I facilitated a breakfast session this morning discussing BPM in the cloud, which was a lot of fun, and now I’m in the keynote listening to James Taylor on the role of decision management in agile, smarter systems. Much of this is based on his book, Smart (Enough) Systems, which I reviewed shortly after its release.
Our systems need to be smarter because we live in a time of constant, rapid change – regulations change; competition changes due to globalization; business models and methods change – and businesses need to respond to this change or risk losing their competitive edge. It’s not just enough to be a smarter organization, however: you have to have smarter systems because of the volume and complexity of the events that drive businesses today, the need to respond in real time, and the complex network of delivery systems by which products and services are delivered to customers.
Smarter systems have four characteristics:
- They’re action-oriented, making decisions and taking action on your behalf instead of just presenting information and waiting for you to decide what to do.

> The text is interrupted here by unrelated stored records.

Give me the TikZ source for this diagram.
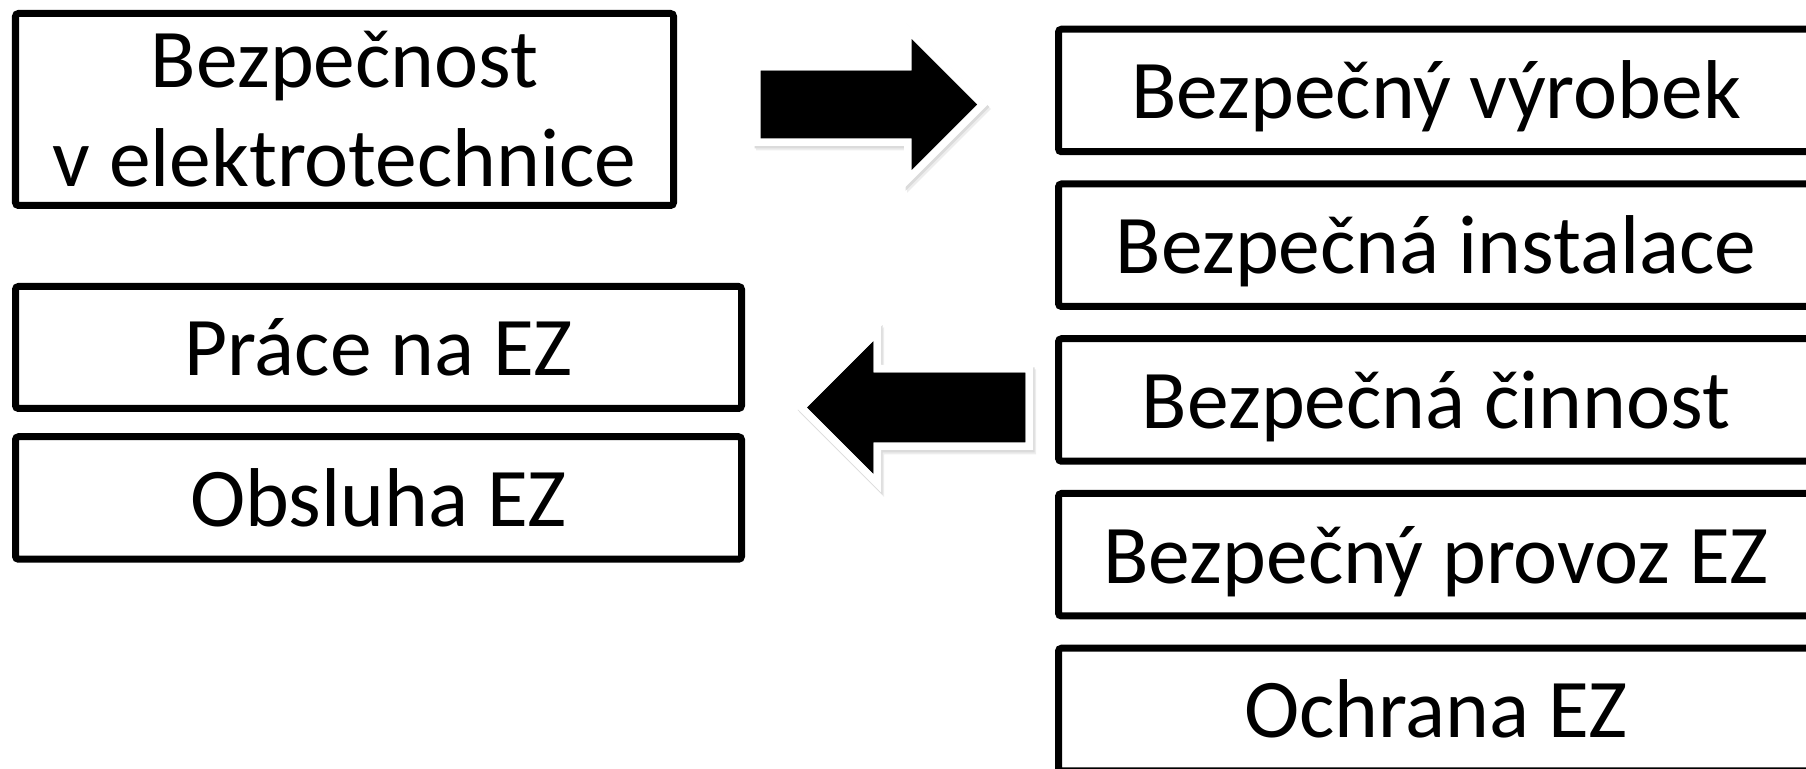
\documentclass[tikz,border=0pt]{standalone}
\usepackage{fontspec}
\setmainfont{Carlito}
\usetikzlibrary{positioning}

\begin{document}
\begin{tikzpicture}[box/.style={draw, line width=0.14cm, rounded corners=0.06cm, inner sep=0pt, align=center, font=\fontsize{47.5pt}{56.3pt}\selectfont}, onerow/.style={text height=1.5cm, text depth=0.36cm}, blockarrow/.style={fill=black, line join=miter, preaction={draw=black!7, fill=black!7, line width=0.32cm, transform canvas={shift={(0.06cm,-0.09cm)}}}, preaction={draw=black!14, fill=black!14, line width=0.32cm, transform canvas={shift={(0.03cm,-0.05cm)}}}, preaction={draw=white, line width=0.32cm}}]

	\useasboundingbox (0,0) rectangle (36.12,15.36);

	\node [box] (BEL) at (6.89,13.17) [minimum width=13.16cm, minimum height=3.84cm]
		{Bezpečnost\\v elektrotechnice};

	\node [box, onerow] (PEZ) at (7.57,8.41) [minimum width=14.52cm, minimum height=2.44cm]
		{Práce na EZ};
	\node [box, onerow] (OEZ) [below of=PEZ, node distance=3.01cm, minimum width=14.52cm, minimum height=2.45cm]
		{Obsluha EZ};

	\node [box, onerow] (BV) at (28.72,13.55) [minimum width=15.1cm, minimum height=2.45cm]
		{Bezpečný výrobek};
	\node [box, onerow] (BI) [below of=BV, node distance=3.095cm, minimum width=15.1cm, minimum height=2.45cm]
		{Bezpečná instalace};
	\node [box, onerow] (BC) [below of=BI, node distance=3.095cm, minimum width=15.1cm, minimum height=2.45cm]
		{Bezpečná činnost};
	\node [box, onerow] (BP) [below of=BC, node distance=3.095cm, minimum width=15.1cm, minimum height=2.45cm]
		{Bezpečný provoz EZ};
	\node [box, onerow] (OCH) [below of=BP, node distance=3.095cm, minimum width=15.1cm, minimum height=2.45cm]
		{Ochrana EZ};

	\draw [blockarrow] (15.22,12.60) -- (15.22,13.94) -- (18.24,13.94) -- (18.24,14.56)
		-- (19.53,13.27) -- (18.24,11.98) -- (18.24,12.60) -- cycle;
	\draw [blockarrow] (20.50,6.52) -- (20.50,7.90) -- (17.46,7.90) -- (17.46,8.52)
		-- (16.15,7.21) -- (17.46,5.90) -- (17.46,6.52) -- cycle;

\end{tikzpicture}
\end{document}
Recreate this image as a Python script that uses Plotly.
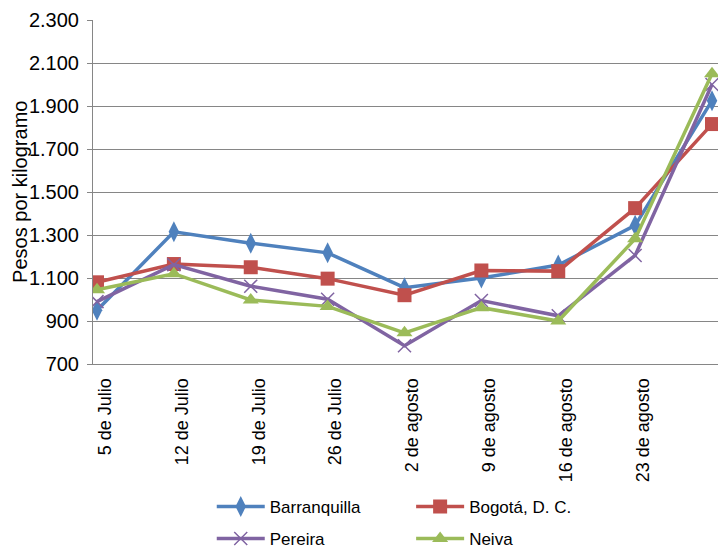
import plotly.graph_objects as go

# Data
week_labels = ["5 de Julio", "12 de Julio", "19 de Julio", "26 de Julio",
               "2 de agosto", "9 de agosto", "16 de agosto", "23 de agosto", ""]
barranquilla = [950, 1315, 1262, 1217, 1055, 1100, 1160, 1345, 1925]
bogota = [1080, 1165, 1150, 1097, 1020, 1135, 1132, 1425, 1816]
pereira = [990, 1162, 1062, 1001, 785, 995, 924, 1205, 2000]
neiva = [1045, 1120, 998, 968, 845, 962, 900, 1282, 2050]

y_ticks = [700, 900, 1100, 1300, 1500, 1700, 1900, 2100, 2300]

x_pos = list(range(len(week_labels)))
FONT = "Liberation Sans, Arial, sans-serif"

series = [
    ("Barranquilla", barranquilla, "#4F81BD", "diamond-tall", 15, "legend"),
    ("Bogotá, D. C.", bogota, "#C0504D", "square", 14, "legend2"),
    ("Pereira", pereira, "#8064A2", "x-thin", 13, "legend"),
    ("Neiva", neiva, "#9BBB59", "triangle-up", 14, "legend2"),
]

fig = go.Figure()
for i, (name, vals, color, sym, size, leg) in enumerate(series):
    marker = dict(symbol=sym, size=size, color=color)
    if sym == "x-thin":
        marker["line"] = dict(color=color, width=1.5)
    else:
        marker["line"] = dict(width=0)
    fig.add_trace(go.Scatter(
        x=x_pos, y=vals, name=name, mode="lines+markers",
        line=dict(color=color, width=3.5),
        marker=marker,
        legend=leg, legendgroup=name,
    ))

axis_gray = "#868686"

fig.update_layout(
    width=721, height=548,
    margin=dict(l=93, r=3, t=20, b=184, autoexpand=False),
    paper_bgcolor="white", plot_bgcolor="white",
    separators=",.",
    font=dict(family=FONT, color="black"),
    showlegend=True,
    xaxis=dict(
        range=[-0.052, 8.078], automargin=False,
        tickmode="array", tickvals=x_pos[:8], ticktext=week_labels[:8],
        tickangle=-90, tickfont=dict(size=18, family=FONT),
        ticklabelshift=8, ticklabelstandoff=6,
        showgrid=False, zeroline=False,
        showline=True, linecolor=axis_gray, linewidth=1,
        ticks="",
    ),
    yaxis=dict(
        range=[700, 2300], tickvals=y_ticks, tickformat=",d", automargin=False,
        tickfont=dict(size=20, family=FONT),
        showgrid=True, gridcolor=axis_gray, gridwidth=1,
        zeroline=False,
        showline=True, linecolor=axis_gray, linewidth=1,
        ticks="outside", ticklen=5, tickcolor=axis_gray,
        ticklabelstandoff=4,
    ),
    legend=dict(
        x=0.19, y=-0.363, xanchor="left", yanchor="top",
        orientation="v", font=dict(size=17, family=FONT),
        tracegroupgap=7, bgcolor="rgba(0,0,0,0)", itemwidth=48,
    ),
    legend2=dict(
        x=0.509, y=-0.363, xanchor="left", yanchor="top",
        orientation="v", font=dict(size=17, family=FONT),
        tracegroupgap=7, bgcolor="rgba(0,0,0,0)", itemwidth=48,
    ),
    annotations=[dict(
        text="Pesos por kilogramo", textangle=-90,
        xref="paper", yref="paper", x=-0.117, y=0.5,
        xanchor="center", yanchor="middle", showarrow=False,
        font=dict(size=20, family=FONT, color="black"),
    )],
)

fig.write_html(
    "out.html",
    config={"displayModeBar": False},
    post_script="document.body.style.margin='0';document.body.style.overflow='hidden';",
)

- They’re flexible, allowing corrections and changes to be made by business people in a short period of time.
- They’re forward-looking, being able to use historic events and data to predict likely events in the future, and respond to them proactively.
- They learn, based on testing combinations of business decisions and actions in order to detect patterns and determine the optimal parameters (for example, testing pricing models to maximize revenue).
Decision management is an approach – not a technology stack – that allows you to add decisioning to your current systems in order to make them smarter. You also need to consider the management discipline around this, that will allow systems to not just become smarter, but begin to make decisions and take actions without human intervention.
James had a number of great examples of smarter systems in practice, and wrapped up with the key to smarter systems: have a management focus on decisions, find the decisions that make a difference to your business, externalize those decisions from other systems, and put the processes in place to automate those decisions and their actions.
Hi Sandy,
I’d like to point out that there is a limit to decision services or decision management or decision automation, whichever term you use. When James Taylor and I wrote Smart (Enough) Systems, we were very careful to point out in the book that this applies to only a very limited number of decision types, not all decisions. Those that can be codified are generally customer-facing (though there are others such as logistics, etc.), generally of large numbers and, most importantly, not so critical on an individual level that it hurts too much to be wrong. In other words, if you get 100,000 insurance inquiries a day and deny coverage to a handful that should have been covered (or alternatively, cover some that shouldn’t), it’s OK because you keep working at it to get better models (adaptive control).
Decision services can also advise humans where it would be reckless to allow a decision model to take complete control.
Then, of course, there are decisions that are best left to experts.
Sorry I couldn’t make it to BRF, I was elsewhere.
-Neil Raden
Neil, thanks for your clarification. Missed you at BRF!